15.6 If any provision, or the application of any provision, of this Agreement is prohibited, invalid, void, illegal or unenforceable in any jurisdiction:
(a) this will not affect the validity and enforceability of the provision or part in other jurisdictions;
(b) the provision or part will only be ineffective to the extent of the prohibition, invalidity, voidness or illegality; and
(c) the provision or part will be severed and will not affect the validity or enforceability of the remaining provisions or parts of this Agreement.
15.7 Any waiver of a right under this Agreement must be in writing and signed by the party granting the waiver and will not operate as a waiver in relation to any subsequent matter.
15.8 Any failure, delay, forbearance or indulgence by a party in an exercise, or partial exercise, of a right arising under this Agreement will not result in a waiver of that right or prejudice or restrict the rights of the party.

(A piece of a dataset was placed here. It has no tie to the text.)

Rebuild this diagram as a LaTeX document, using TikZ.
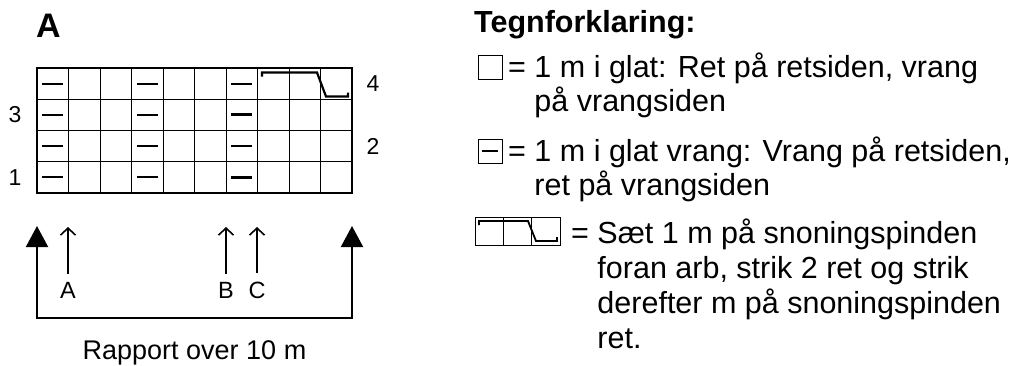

15.9 Each party must do all things and execute all further documents necessary to give full effect to this Agreement.
15.10 Each party acknowledges that the party has received legal advice or has had the opportunity of obtaining legal advice in relation to this Agreement.
15.11 This Agreement will be governed by the laws of Queensland, and the parties irrevocably submit to the non-exclusive jurisdiction of the courts of Queensland.
15.12 This Agreement may be executed in any number of counterparts each of which will be an original but such counterparts together will constitute one and the same instrument and the date of the Agreement will be the date on which it is executed by the last party.